* _Records with drawing code_:
___
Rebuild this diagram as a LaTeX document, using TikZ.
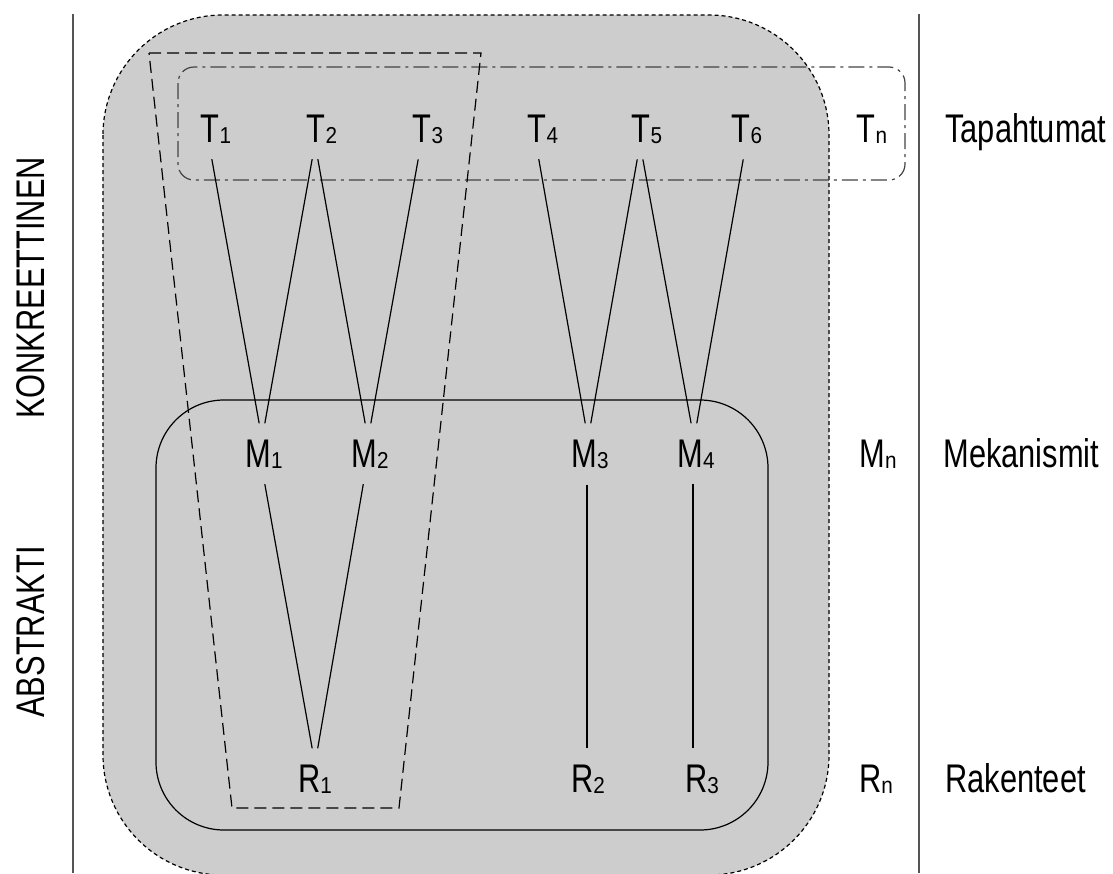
\documentclass[tikz,border=0pt]{standalone}
\usepackage{fontspec}
\setmainfont{Liberation Sans}[FakeStretch=0.77]
\newfontfamily\subfnt{Liberation Sans}[FakeStretch=0.9]
\usetikzlibrary{positioning,calc}
\definecolor{frame}{HTML}{555555}
\definecolor{shade}{HTML}{CDCDCD}
\newcommand{\ix}[1]{\raisebox{-0.5pt}{\subfnt\fontsize{11.5}{11.5}\selectfont #1}}

\begin{document}
\begin{tikzpicture}[x=0.5pt,y=-0.5pt,
  lbl/.style={anchor=base,inner sep=0pt,font=\fontsize{20}{24}\selectfont},
  side/.style={anchor=base west,inner sep=0pt,font=\fontsize{20}{24}\selectfont},
  level/.style={rotate=90,inner sep=0pt,font=\fontsize{20}{24}\selectfont},
  link/.style={line width=0.6pt,shorten <=8pt,shorten >=8pt}]
  \clip (0,0) rectangle (1113,873);
  % areas
  \draw[fill=shade,line width=0.6pt,dash pattern=on 2pt off 1.5pt,rounded corners=60pt]
    (103,15) rectangle (829,875);
  \draw[frame!80!black,line width=0.6pt,dash pattern=on 8pt off 2.5pt on 1.5pt off 2.5pt,rounded corners=8pt]
    (178,67) rectangle (905,180);
  \draw[line width=0.6pt,dash pattern=on 6pt off 3pt]
    (149,53) -- (481,53) -- (399,808) -- (232,808) -- cycle;
  \draw[line width=0.6pt,rounded corners=34pt] (156,400) rectangle (768,830);
  % divider lines
  \draw[frame,line width=0.8pt] (73,14) -- (73,873);
  \draw[frame,line width=0.8pt] (919,14) -- (919,873);
  % events
  \node[lbl] (T1) at (216,142) {T\ix{1}};
  \node[lbl] (T2) at (322,142) {T\ix{2}};
  \node[lbl] (T3) at (428,142) {T\ix{3}};
  \node[lbl] (T4) at (543,142) {T\ix{4}};
  \node[lbl] (T5) at (647,142) {T\ix{5}};
  \node[lbl] (T6) at (747,142) {T\ix{6}};
  \node[lbl] (Tn) at (872,142) {T\ix{n}};
  % mechanisms
  \node[lbl] (M1) at (264,467) {M\ix{1}};
  \node[lbl] (M2) at (370,467) {M\ix{2}};
  \node[lbl] (M3) at (590,467) {M\ix{3}};
  \node[lbl] (M4) at (696,467) {M\ix{4}};
  \node[lbl] (Mn) at (878,467) {M\ix{n}};
  % structures
  \node[lbl] (R1) at (315,792) {R\ix{1}};
  \node[lbl] (R2) at (588,792) {R\ix{2}};
  \node[lbl] (R3) at (702,792) {R\ix{3}};
  \node[lbl] (Rn) at (876,792) {R\ix{n}};
  % links
  \draw[link] ([xshift=-3.5pt]T1.south) -- ([xshift=-1pt]M1.north);
  \draw[link] ([xshift=-3.5pt]T2.south) -- ([xshift=-1pt]M1.north);
  \draw[link] ([xshift=-3.5pt]T2.south) -- ([xshift=-1pt]M2.north);
  \draw[link] ([xshift=-3.5pt]T3.south) -- ([xshift=-1pt]M2.north);
  \draw[link] ([xshift=-3.5pt]T4.south) -- ([xshift=-1pt]M3.north);
  \draw[link] ([xshift=-3.5pt]T5.south) -- ([xshift=-1pt]M3.north);
  \draw[link] ([xshift=-3.5pt]T5.south) -- ([xshift=-1pt]M4.north);
  \draw[link] ([xshift=-0.5pt]T6.south) -- ([xshift=-1pt]M4.north);
  \draw[link] ([xshift=-1pt]M1.south) -- (R1.north);
  \draw[link] ([xshift=-2pt]M2.south) -- (R1.north);
  \draw[link] ([xshift=-1.5pt]M3.south) -- ([xshift=-0.5pt]R2.north);
  \draw[link] ([xshift=-1.5pt]M4.south) -- ([xshift=-4.5pt]R3.north);
  % right labels
  \node[side] (tap) at (945,142) {Tapahtumat};
  \node[side] (mek) at (943,467) {Mekanismit};
  \node[side] (rak) at (945,792) {Rakenteet};
  % left labels
  \node[level] (konk) at (31,288) {KONKREETTINEN};
  \node[level] (abst) at (31,632) {ABSTRAKTI};
\end{tikzpicture}
\end{document}
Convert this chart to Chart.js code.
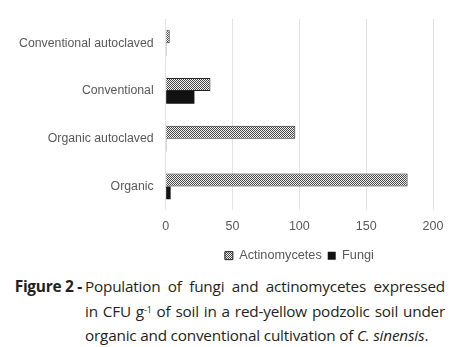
___
* _Written problem_: Leave images out of the retyped records; keep all else exact.

* _The completed task_:
Rebuild this diagram as a LaTeX document, using TikZ.
\documentclass[tikz,border=0pt]{standalone}
\usepackage{fontspec}
\setmainfont{Liberation Sans}[FakeStretch=0.77]
\newfontfamily\subfnt{Liberation Sans}[FakeStretch=0.9]
\usetikzlibrary{positioning,calc}
\definecolor{frame}{HTML}{555555}
\definecolor{shade}{HTML}{CDCDCD}
\newcommand{\ix}[1]{\raisebox{-0.5pt}{\subfnt\fontsize{11.5}{11.5}\selectfont #1}}

\begin{document}
\begin{tikzpicture}[x=0.5pt,y=-0.5pt,
  lbl/.style={anchor=base,inner sep=0pt,font=\fontsize{20}{24}\selectfont},
  side/.style={anchor=base west,inner sep=0pt,font=\fontsize{20}{24}\selectfont},
  level/.style={rotate=90,inner sep=0pt,font=\fontsize{20}{24}\selectfont},
  link/.style={line width=0.6pt,shorten <=8pt,shorten >=8pt}]
  \clip (0,0) rectangle (1113,873);
  % areas
  \draw[fill=shade,line width=0.6pt,dash pattern=on 2pt off 1.5pt,rounded corners=60pt]
    (103,15) rectangle (829,875);
  \draw[frame!80!black,line width=0.6pt,dash pattern=on 8pt off 2.5pt on 1.5pt off 2.5pt,rounded corners=8pt]
    (178,67) rectangle (905,180);
  \draw[line width=0.6pt,dash pattern=on 6pt off 3pt]
    (149,53) -- (481,53) -- (399,808) -- (232,808) -- cycle;
  \draw[line width=0.6pt,rounded corners=34pt] (156,400) rectangle (768,830);
  % divider lines
  \draw[frame,line width=0.8pt] (73,14) -- (73,873);
  \draw[frame,line width=0.8pt] (919,14) -- (919,873);
  % events
  \node[lbl] (T1) at (216,142) {T\ix{1}};
  \node[lbl] (T2) at (322,142) {T\ix{2}};
  \node[lbl] (T3) at (428,142) {T\ix{3}};
  \node[lbl] (T4) at (543,142) {T\ix{4}};
  \node[lbl] (T5) at (647,142) {T\ix{5}};
  \node[lbl] (T6) at (747,142) {T\ix{6}};
  \node[lbl] (Tn) at (872,142) {T\ix{n}};
  % mechanisms
  \node[lbl] (M1) at (264,467) {M\ix{1}};
  \node[lbl] (M2) at (370,467) {M\ix{2}};
  \node[lbl] (M3) at (590,467) {M\ix{3}};
  \node[lbl] (M4) at (696,467) {M\ix{4}};
  \node[lbl] (Mn) at (878,467) {M\ix{n}};
  % structures
  \node[lbl] (R1) at (315,792) {R\ix{1}};
  \node[lbl] (R2) at (588,792) {R\ix{2}};
  \node[lbl] (R3) at (702,792) {R\ix{3}};
  \node[lbl] (Rn) at (876,792) {R\ix{n}};
  % links
  \draw[link] ([xshift=-3.5pt]T1.south) -- ([xshift=-1pt]M1.north);
  \draw[link] ([xshift=-3.5pt]T2.south) -- ([xshift=-1pt]M1.north);
  \draw[link] ([xshift=-3.5pt]T2.south) -- ([xshift=-1pt]M2.north);
  \draw[link] ([xshift=-3.5pt]T3.south) -- ([xshift=-1pt]M2.north);
  \draw[link] ([xshift=-3.5pt]T4.south) -- ([xshift=-1pt]M3.north);
  \draw[link] ([xshift=-3.5pt]T5.south) -- ([xshift=-1pt]M3.north);
  \draw[link] ([xshift=-3.5pt]T5.south) -- ([xshift=-1pt]M4.north);
  \draw[link] ([xshift=-0.5pt]T6.south) -- ([xshift=-1pt]M4.north);
  \draw[link] ([xshift=-1pt]M1.south) -- (R1.north);
  \draw[link] ([xshift=-2pt]M2.south) -- (R1.north);
  \draw[link] ([xshift=-1.5pt]M3.south) -- ([xshift=-0.5pt]R2.north);
  \draw[link] ([xshift=-1.5pt]M4.south) -- ([xshift=-4.5pt]R3.north);
  % right labels
  \node[side] (tap) at (945,142) {Tapahtumat};
  \node[side] (mek) at (943,467) {Mekanismit};
  \node[side] (rak) at (945,792) {Rakenteet};
  % left labels
  \node[level] (konk) at (31,288) {KONKREETTINEN};
  \node[level] (abst) at (31,632) {ABSTRAKTI};
\end{tikzpicture}
\end{document}
Convert this chart to Chart.js code.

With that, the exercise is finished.